There were many things in The Night Manager that were clumsily audacious: Corky, played by Tom Hollander, grabbing Jonathan Pine’s buttocks in an upmarket restaurant, for instance, or Jed (Elizabeth Debicki) cracking open Richard Roper’s safe and thinking no one would notice.

But clumsiest of all was Pine, played by Tom Hiddleston, ordering a vodka martini in a Cairo casino in the final episode of the John Le Carre thriller on Sunday night.

Hiddleston’s portrayal of a British agent, recruited by Angela Burr (Olivia Colman) to infiltrate the arms dealer Roper’s inner circle, was already an audition for the next James Bond - but at least it had been a coolly suave audition, as discreet as a hotel night manager, you might say.
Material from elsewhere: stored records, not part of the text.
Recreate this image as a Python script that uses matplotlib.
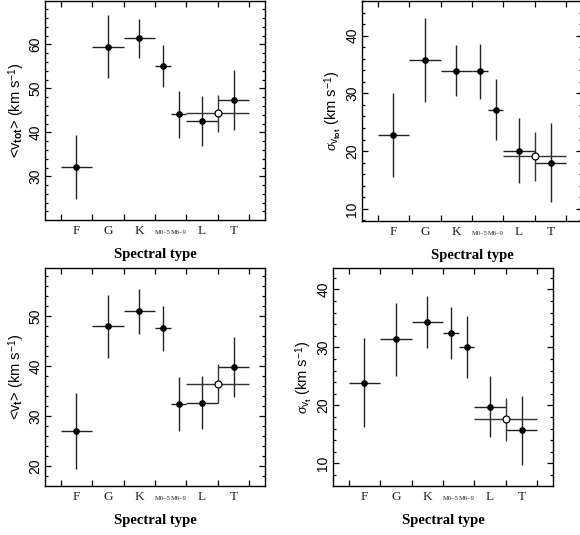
import numpy as np
import matplotlib
matplotlib.use("Agg")
import matplotlib.pyplot as plt
from matplotlib.ticker import MultipleLocator, FixedLocator

# ── spectral-type bins (x = position on the spectral type axis) ─────────────
spt_names = ["F", "G", "K", "M0-5", "M6-9", "L", "T"]
bin_lo = [0.0, 1.0, 2.0, 3.0, 3.5, 4.0, 5.0]
bin_hi = [1.0, 2.0, 3.0, 3.5, 4.0, 5.0, 6.0]
# combined L+T sample (open circle)
lt_lo, lt_hi = 4.0, 6.0

# ── values ───────────────────────────────────────────────────────────────────
vtot_mean = [32.1, 59.5, 61.4, 55.1, 44.1, 42.6, 47.3]
vtot_mean_err = [7.2, 7.2, 4.4, 4.8, 5.3, 5.6, 6.8]
vtot_mean_lt, vtot_mean_lt_err = 44.3, 4.2

vtot_sig = [22.8, 35.8, 33.9, 33.8, 27.2, 20.1, 18.0]
vtot_sig_err = [7.2, 7.3, 4.4, 4.8, 5.3, 5.6, 6.8]
vtot_sig_lt, vtot_sig_lt_err = 19.1, 4.2

vt_mean = [27.1, 48.0, 51.0, 47.6, 32.5, 32.7, 39.8]
vt_mean_err = [7.6, 6.3, 4.5, 4.5, 5.4, 5.3, 6.0]
vt_mean_lt, vt_mean_lt_err = 36.5, 3.9

vt_sig = [23.9, 31.4, 34.4, 32.5, 30.1, 19.8, 15.7]
vt_sig_err = [7.7, 6.3, 4.5, 4.5, 5.4, 5.3, 5.9]
vt_sig_lt, vt_sig_lt_err = 17.6, 3.75

SANS = ["Liberation Sans", "DejaVu Sans"]
SERIF = ["Liberation Serif", "DejaVu Serif"]
plt.rcParams["mathtext.fontset"] = "custom"
plt.rcParams["mathtext.rm"] = "Liberation Sans"
plt.rcParams["mathtext.bf"] = "Liberation Sans:bold"
plt.rcParams["mathtext.it"] = "Liberation Serif:italic"


def draw_panel(ax, mean, err, lt_val, lt_err, ylim, yticks, ylabel):
    lo = np.array(bin_lo)
    hi = np.array(bin_hi)
    x = (lo + hi) / 2
    ax.errorbar(x, mean, xerr=(hi - lo) / 2, yerr=err, fmt="o", ms=3.8,
                color="k", ecolor="#222222", elinewidth=1.0, capsize=0,
                zorder=3)
    ax.errorbar([(lt_lo + lt_hi) / 2], [lt_val], xerr=[(lt_hi - lt_lo) / 2],
                yerr=[lt_err], fmt="o", ms=5, mfc="white", mec="k", mew=0.9,
                color="k", ecolor="#333333", elinewidth=1.0, capsize=0,
                zorder=4)

    ax.set_xlim(-0.5, 6.5)
    ax.set_ylim(*ylim)
    ax.xaxis.set_major_locator(FixedLocator(range(7)))
    ax.set_xticklabels([])
    ax.yaxis.set_major_locator(FixedLocator(yticks))
    ax.yaxis.set_minor_locator(MultipleLocator(2))
    ax.tick_params(which="both", direction="in", top=True, right=True,
                   width=0.9, color="k")
    ax.tick_params(which="major", length=4.5)
    ax.tick_params(which="minor", length=2.5)
    ax.tick_params(axis="y", labelsize=10, pad=2)
    for lab in ax.get_yticklabels():
        lab.set_rotation(90)
        lab.set_va("center")
        lab.set_family(SANS)
    for s in ax.spines.values():
        s.set_linewidth(1.0)

    # spectral type names under the bins
    for name, a, b in zip(spt_names, bin_lo, bin_hi):
        small = name.startswith("M")
        ax.text((a + b) / 2, -0.065, name.replace("-", "\u2013"),
                transform=ax.get_xaxis_transform(), ha="center",
                va="baseline", fontsize=4.8 if small else 9.5,
                family=SERIF, color="#222222")

    ax.set_xlabel("Spectral type", family=SERIF, fontweight="bold",
                  fontsize=10.5, labelpad=17)
    ax.set_ylabel(ylabel, family=SANS, fontsize=10.5, labelpad=1)


fig = plt.figure(figsize=(5.8, 5.35), dpi=100)
W, H = 580.0, 535.0


def add_axes(left, top, right, bottom):
    return fig.add_axes([left / W, 1 - bottom / H, (right - left) / W,
                         (bottom - top) / H])


ax1 = add_axes(45, 1, 265, 220)
ax2 = add_axes(362, 1, 582, 221)
ax3 = add_axes(45, 268, 265, 486)
ax4 = add_axes(333, 268, 553, 486)

draw_panel(ax1, vtot_mean, vtot_mean_err, vtot_mean_lt, vtot_mean_lt_err,
           (20.05, 69.9), [30, 40, 50, 60],
           r"<v$_{\mathbf{tot}}$> (km s$^{-1}$)")
draw_panel(ax2, vtot_sig, vtot_sig_err, vtot_sig_lt, vtot_sig_lt_err,
           (7.9, 46.0), [10, 20, 30, 40],
           r"$\mathit{\sigma}_{\mathrm{v}_{\mathbf{tot}}}$ (km s$^{-1}$)")
draw_panel(ax3, vt_mean, vt_mean_err, vt_mean_lt, vt_mean_lt_err,
           (16.1, 59.6), [20, 30, 40, 50],
           r"<v$_{\mathbf{t}}$> (km s$^{-1}$)")
draw_panel(ax4, vt_sig, vt_sig_err, vt_sig_lt, vt_sig_lt_err,
           (6.1, 43.7), [10, 20, 30, 40],
           r"$\mathit{\sigma}_{\mathrm{v}_{\mathbf{t}}}$ (km s$^{-1}$)")

fig.savefig("out.png", dpi=100)
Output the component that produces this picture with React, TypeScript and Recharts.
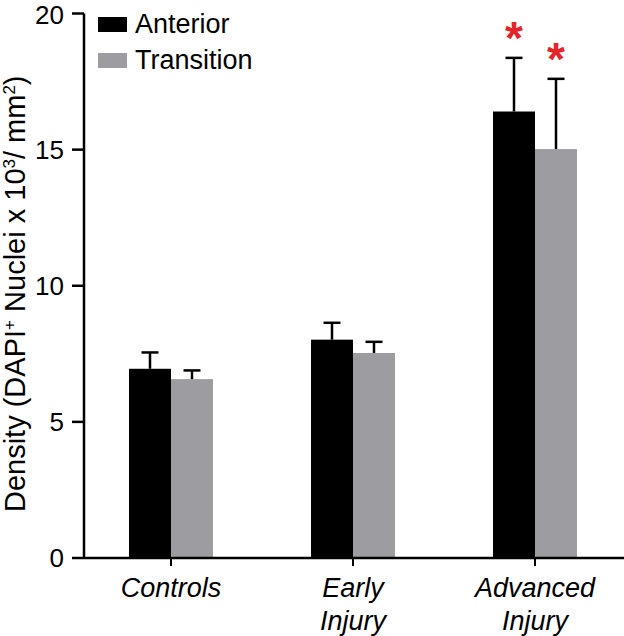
import React from 'react';
import { BarChart, Bar, XAxis, YAxis, Legend } from 'recharts';

const FONT = '"Liberation Sans", Arial, Helvetica, sans-serif';

const categories = ['Controls', 'Early Injury', 'Advanced Injury'];
const anterior = [6.95, 8.02, 16.4];
const anteriorErr = [0.6, 0.62, 1.97];
const anteriorSig = [false, false, true];
const transition = [6.57, 7.53, 15.02];
const transitionErr = [0.32, 0.41, 2.58];
const transitionSig = [false, false, true];
const yTicks = [0, 5, 10, 15, 20];

const seriesNames = ['Anterior', 'Transition'];
const seriesColors = ['#000000', '#9d9da1'];

const data = categories.map((name, i) => ({
  name,
  anterior: anterior[i],
  anteriorErr: anteriorErr[i],
  anteriorSig: anteriorSig[i],
  transition: transition[i],
  transitionErr: transitionErr[i],
  transitionSig: transitionSig[i],
}));

// bar + upward-only error bar + optional significance star
const makeShape = (key: string) => (props: any) => {
  const { x, y, width, height, fill, payload } = props;
  const value = payload[key];
  const err = payload[key + 'Err'];
  const cx = x + width / 2;
  const top = y - (height * err) / value;
  return (
    <g>
      <rect x={x} y={y} width={width} height={height} fill={fill} />
      <line x1={cx} y1={y} x2={cx} y2={top} stroke="#000" strokeWidth={2.5} />
      <line x1={cx - 8.5} y1={top} x2={cx + 8.5} y2={top} stroke="#000" strokeWidth={2.5} />
      {payload[key + 'Sig'] && (
        <text x={cx} y={top - 4} textAnchor="middle" fontSize={46} fontWeight="bold" fill="#e3242b" fontFamily={FONT}>
          *
        </text>
      )}
    </g>
  );
};

const CategoryTick = (props: any) => {
  const { x, y, payload } = props;
  const lines = String(payload.value).split(' ');
  return (
    <g transform={`translate(${x},${y})`}>
      <text textAnchor="middle" fontStyle="italic" fontSize={27} fill="#000" fontFamily={FONT}>
        {lines.map((l, i) => (
          <tspan key={i} x={0} dy={i === 0 ? 29 : 33}>
            {l}
          </tspan>
        ))}
      </text>
    </g>
  );
};

const YLabel = (props: any) => {
  const { viewBox } = props;
  const cx = 25;
  const cy = viewBox.y + viewBox.height / 2 + 8;
  return (
    <text
      x={cx}
      y={cy}
      transform={`rotate(-90, ${cx}, ${cy})`}
      textAnchor="middle"
      fontSize={29}
      fill="#000"
      fontFamily={FONT}
    >
      Density (DAPI
      <tspan fontSize={17} dy={-10}>+</tspan>
      <tspan dy={10}> Nuclei x 10</tspan>
      <tspan fontSize={17} dy={-10}>3</tspan>
      <tspan dy={10}>/ mm</tspan>
      <tspan fontSize={17} dy={-10}>2</tspan>
      <tspan dy={10}>)</tspan>
    </text>
  );
};

const LegendBox = () => (
  <div style={{ fontFamily: FONT, fontSize: 27, color: '#000' }}>
    {seriesNames.map((n, i) => (
      <div key={n} style={{ display: 'flex', alignItems: 'center', height: 36, lineHeight: '36px' }}>
        <span style={{ display: 'inline-block', width: 29, height: 15, background: seriesColors[i], marginRight: 8 }} />
        <span>{n}</span>
      </div>
    ))}
  </div>
);

export default function App() {
  return (
    <div style={{ position: 'absolute', left: 0, top: 0, width: 624, height: 636, background: '#fff' }}>
      <BarChart
        width={624}
        height={636}
        data={data}
        margin={{ top: 13.5, right: 0, left: 0, bottom: 0 }}
        barGap={0}
        barSize={42}
      >
        <XAxis
          dataKey="name"
          axisLine={{ stroke: '#000', strokeWidth: 2.5 }}
          tickLine={{ stroke: '#000', strokeWidth: 2 }}
          tickSize={8}
          tickMargin={2}
          interval={0}
          padding={{ left: -4, right: -2 }}
          tick={<CategoryTick />}
          height={78}
        />
        <YAxis
          domain={[0, 20]}
          ticks={yTicks}
          width={84}
          axisLine={{ stroke: '#000', strokeWidth: 2.5 }}
          tickLine={{ stroke: '#000', strokeWidth: 2.5 }}
          tickSize={12}
          tickMargin={8}
          tick={{ fill: '#000', fontSize: 26, fontFamily: FONT }}
          label={{ content: <YLabel /> }}
        />
        <Legend
          layout="horizontal"
          verticalAlign="middle"
          align="center"
          wrapperStyle={{ position: 'absolute', left: 98, top: 6, width: 200 }}
          content={<LegendBox />}
        />
        <Bar dataKey="anterior" name="Anterior" fill={seriesColors[0]} isAnimationActive={false} shape={makeShape('anterior')} />
        <Bar dataKey="transition" name="Transition" fill={seriesColors[1]} isAnimationActive={false} shape={makeShape('transition')} />
      </BarChart>
    </div>
  );
}
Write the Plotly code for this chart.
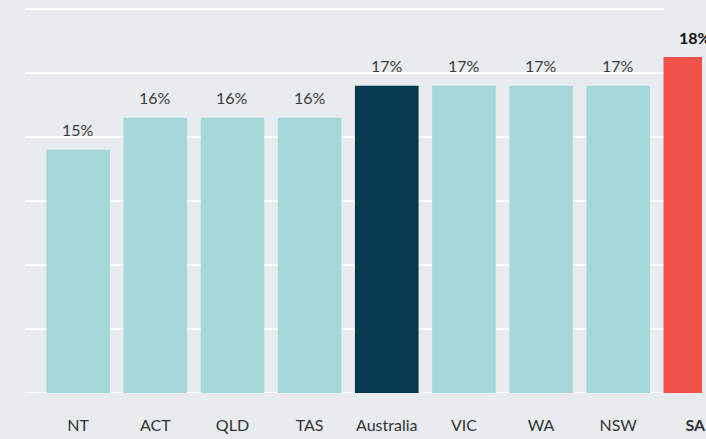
import plotly.graph_objects as go

categories = ["NT", "ACT", "QLD", "TAS", "Australia", "VIC", "WA", "NSW", "SA"]
values = [15.0, 16.0, 16.0, 16.0, 17.0, 17.0, 17.0, 17.0, 17.9]
highlight = {"Australia": "#033a4d", "SA": "#f0524a"}
base_color = "#a5d9d9"

y_base = 7.4
y_step = 2.0
grid_vals = [y_base + y_step * k for k in range(7)]

colors = [highlight.get(c, base_color) for c in categories]
texts = [("<b>%.0f%%</b>" % v) if c == "SA" else ("%.0f%%" % v) for c, v in zip(categories, values)]
ticktext = [("<b>%s</b>" % c) if c == "SA" else c for c in categories]
textcolors = ["#111111" if c == "SA" else "#3a3a3a" for c in categories]

fig = go.Figure(go.Bar(
    x=categories, y=values, marker=dict(color=colors, line=dict(width=0)),
    cliponaxis=False, hoverinfo="x+y",
))

annotations = [dict(x=c, y=v, xref="x", yref="y", text=t, showarrow=False,
                    yanchor="middle", xanchor="center", yshift=20,
                    font=dict(family="Lato", size=16, color=tc))
               for c, v, t, tc in zip(categories, values, texts, textcolors)]

shapes = [dict(type="line", xref="paper", yref="y", x0=0, x1=0.944, y0=g, y1=g,
               line=dict(color="white", width=2), layer="below") for g in grid_vals]

fig.update_layout(
    width=706, height=439,
    margin=dict(l=25, r=0, t=0, b=46),
    paper_bgcolor="#e9ecef", plot_bgcolor="#e9ecef",
    bargap=0.175, showlegend=False, shapes=shapes, annotations=annotations,
    font=dict(family="Lato", size=16, color="#3a3a3a"),
)
fig.update_xaxes(range=[-0.689, 8.086], tickvals=categories, ticktext=ticktext,
                 showgrid=False, showline=False, zeroline=False,
                 ticklabelstandoff=21, tickfont=dict(family="Lato", size=16, color="#333333"))
fig.update_yaxes(range=[y_base, y_base + 393 / 32], showgrid=False, zeroline=False,
                 showticklabels=False, showline=False)

fig.write_html("out.html", config={"displayModeBar": False},
               post_script="document.body.style.margin='0';document.body.style.overflow='hidden';")
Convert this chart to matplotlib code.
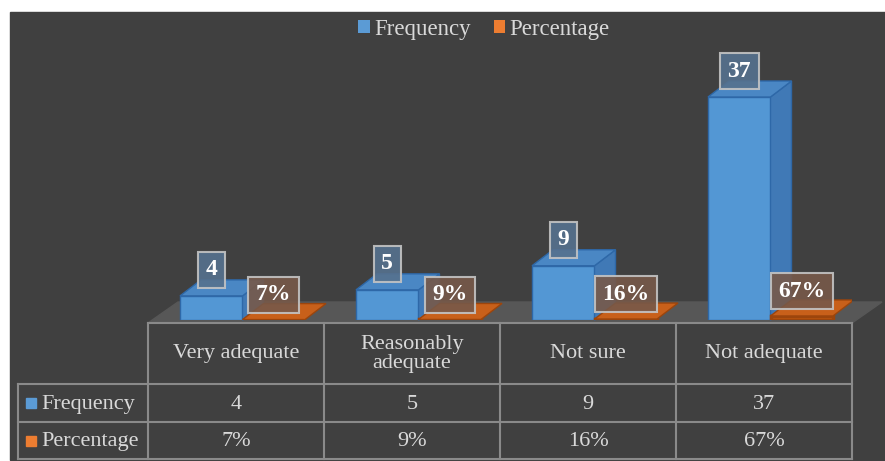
import os
import numpy as np
import matplotlib.pyplot as plt
from matplotlib.patches import Patch, Rectangle
from matplotlib.font_manager import FontProperties, findfont

# data
categories = ['Very adequate', 'Reasonably\nadequate', 'Not sure', 'Not adequate']
frequency = [4, 5, 9, 37]
percentage = [0.07, 0.09, 0.16, 0.67]
pct_labels = ['7%', '9%', '16%', '67%']
series = ['Frequency', 'Percentage']

# Times-like serif, loaded from file
reg_path = findfont(FontProperties(family='Liberation Serif'))
bold_path = reg_path.replace('Regular', 'Bold')
if not os.path.exists(bold_path):
    bold_path = findfont(FontProperties(family='Liberation Serif', weight='bold'))


def fp(size, bold=False):
    return FontProperties(fname=bold_path if bold else reg_path, size=size)


BG = '#404040'
TXT = '#d9d9d9'
GRID = '#8a8a8a'
BLUE, BLUE_SIDE, BLUE_TOP, BLUE_EDGE = '#5397d4', '#4079b6', '#4a87c4', '#2e68a8'
ORG, ORG_TOP, ORG_EDGE = '#c55a11', '#c8601a', '#9c450c'
BLUE_KEY, ORG_KEY = '#5b9bd5', '#ed7d31'

W, H = 885, 461
fig = plt.figure(figsize=(W / 100, H / 100), dpi=100, facecolor='white')

# dark chart area (white margin on left/top as in the picture)
bg = fig.add_axes([0, 0, 1, 1])
bg.set_xlim(0, W)
bg.set_ylim(H, 0)
bg.axis('off')
bg.add_patch(Rectangle((10, 12), W - 10, 448, color=BG, zorder=0))

# main plot area: columns from 148px to 852px, baseline at 320px
px_per_unit = 223 / 37
ax = fig.add_axes([148 / W, 1 - 320 / H, 704 / W, 270 / H])
ax.set_facecolor('none')
ax.set_xlim(0, len(categories))
ax.set_ylim(0, 270 / px_per_unit)
ax.axis('off')

dx = 21 / 176            # bar depth offset in x units
dy = 16 / px_per_unit    # bar depth offset in y units
bw = 62.5 / 176
x = np.arange(len(categories))
xb = x + 32 / 176
xo = xb + bw

# floor
fl = -3 / px_per_unit
fdx, fdy = 30 / 176, 21 / px_per_unit
ax.fill([0, 4, 4 + fdx, fdx], [fl, fl, fl + fdy, fl + fdy], color='#575757',
        clip_on=False, zorder=0)


def box3d(x0, w, h, side, top, edge):
    ax.fill([x0 + w, x0 + w + dx, x0 + w + dx, x0 + w], [0, dy, h + dy, h],
            color=side, ec=edge, lw=1, clip_on=False, zorder=2)
    ax.fill([x0, x0 + w, x0 + w + dx, x0 + dx], [h, h, h + dy, h + dy],
            color=top, ec=edge, lw=1, clip_on=False, zorder=2)


ax.bar(xb, frequency, width=bw, align='edge', color=BLUE, ec=BLUE_EDGE, lw=1, zorder=2)
for i in range(len(categories)):
    box3d(xb[i], bw, frequency[i], BLUE_SIDE, BLUE_TOP, BLUE_EDGE)
ax.bar(xo, percentage, width=bw, align='edge', color=ORG, ec=ORG_EDGE, lw=2.5, zorder=3)
for i in range(len(categories)):
    ax.fill([xo[i], xo[i] + bw, xo[i] + bw + dx, xo[i] + dx],
            [percentage[i], percentage[i], percentage[i] + dy, percentage[i] + dy],
            color=ORG_TOP, ec=ORG_EDGE, lw=1, zorder=3)

# value labels
for i in range(len(categories)):
    ax.text(xb[i] + bw / 2, frequency[i] + 4.3, str(frequency[i]), ha='center', va='center',
            fontproperties=fp(17, True), color='white', zorder=5,
            bbox=dict(boxstyle='square,pad=0.32', fc='#56718e', ec='#c4c4c4', lw=1.5, alpha=0.9))
    ax.text(xo[i] + bw / 2, percentage[i] + 4.1, pct_labels[i], ha='center', va='center',
            fontproperties=fp(17, True), color='white', zorder=5,
            bbox=dict(boxstyle='square,pad=0.32', fc='#775949', ec='#c4c4c4', lw=1.5, alpha=0.9))

# data table (pixel overlay)
tb = fig.add_axes([0, 0, 1, 1])
tb.set_facecolor('none')
tb.set_xlim(0, W)
tb.set_ylim(H, 0)
tb.axis('off')
edges = 148 + 176 * np.arange(len(categories) + 1)
rows = [323, 384, 422, 459]
lx = 18
tb.plot([edges[0], edges[-1]], [rows[0], rows[0]], color=GRID, lw=1.5)
for r in rows[1:]:
    tb.plot([lx, edges[-1]], [r, r], color=GRID, lw=1.5)
for e in edges:
    tb.plot([e, e], [rows[0], rows[-1]], color=GRID, lw=1.5)
tb.plot([lx, lx], [rows[1], rows[-1]], color=GRID, lw=1.5)

for i, c in enumerate(categories):
    cx = (edges[i] + edges[i + 1]) / 2
    tb.text(cx, (rows[0] + rows[1]) / 2, c, ha='center', va='center',
            fontproperties=fp(16), color=TXT, linespacing=1.0)
    tb.text(cx, (rows[1] + rows[2]) / 2 + 1, str(frequency[i]), ha='center', va='center',
            fontproperties=fp(16), color=TXT)
    tb.text(cx, (rows[2] + rows[3]) / 2 + 1, pct_labels[i], ha='center', va='center',
            fontproperties=fp(16), color=TXT)

for j, (name, col) in enumerate(zip(series, [BLUE_KEY, ORG_KEY])):
    cy = (rows[j + 1] + rows[j + 2]) / 2
    tb.add_patch(Rectangle((26, cy - 5), 10, 10, color=col))
    tb.text(41, cy + 1, name, ha='left', va='center', fontproperties=fp(16), color=TXT)

# legend
fig.legend(handles=[Patch(fc=BLUE_KEY), Patch(fc=ORG_KEY)], labels=series,
           loc='center', bbox_to_anchor=(484 / W, 1 - 29 / H), ncol=2, frameon=False,
           prop=fp(16.5), handlelength=0.5, handleheight=0.5,
           handletextpad=0.2, columnspacing=1.0, labelcolor=TXT)

fig.savefig('out.png', dpi=100, facecolor='white')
Hiddleston, with that bashful, self-deprecating “Who, me?” charm, must have known he would be getting himself onto the shortlist to succeed Daniel Craig when he signed up to the gig. He shouldn't have let the scriptwriters ruin it by getting Pine to order a vodka martini - in a casino of all places - even as a joke.

Of course Hiddleston would be a good candidate for Bond, but just like the US forces searching aid vehicles for weaponry on the Syrian border, we are looking in the wrong place.

I have been so gripped by this six-part thriller that every week I wished for a cocktail of beta-blockers and camomile tea to get me through to the credits rolling at 10pm, and had to binge on several Su Dokus afterwards in order to get to sleep. But who was it who had me gripped? Not Hiddleston, but Hugh Laurie, whose performance as Dickie Roper was the best on TV for years.

If each iteration of Bond should be a break with the last (and it should), then do we really want another blond-haired, twinkly-eyed, tortured and enigmatic soul after Craig’s four run-outs? As with Craig, serving up Hiddleston’s torso, as if on toast, in The Night Manager slightly patronises the female audience. Women love old-fashioned spy thrillers as much as men, and while I am sure many women will disagree with me, we don’t all need “something for the ladies” to keep us watching.

Instead, Barbara Broccoli and her fellow producers should consider Laurie’s craggy world-weariness for the next Bond. Even in the final scenes of the BBC1 series, when his arms deal went up in smoke, Roper was as languid as if he were lying on a sunbed at his Majorcan lair.

If only Her Majesty’s Government could get Roper to switch sides (after MI6 had un-switched from Roper’s evil side in the first place, of course) and be reinvented as 007, just think of the baddies who could be defeated.

Yes, Hiddleston did a great job of portraying someone pretending to be someone else, which is what you need to be a good James Bond. But consider this: Hugh Laurie is such a great actor he made us forget he was Hugh Laurie, which, as anyone who remembers him as the Prince Regent in Blackadder knows, is a gargantuan task.

Even when Roper turned to Jed in an earlier episode and told her to “cheer up, we’re on our ‘olidays”, as though he had temporarily been inhabited by Nancy from Oliver Twist, this was a terrifying, rather than comic, moment.

In an interview earlier this year to publicise The Night Manager, Laurie said that after reading Le Carre’s original novel in 1993 he had “impudently imagined” himself portraying Pine the spy, not Roper the arms dealer.

May I now impudently imagine Laurie as Bond?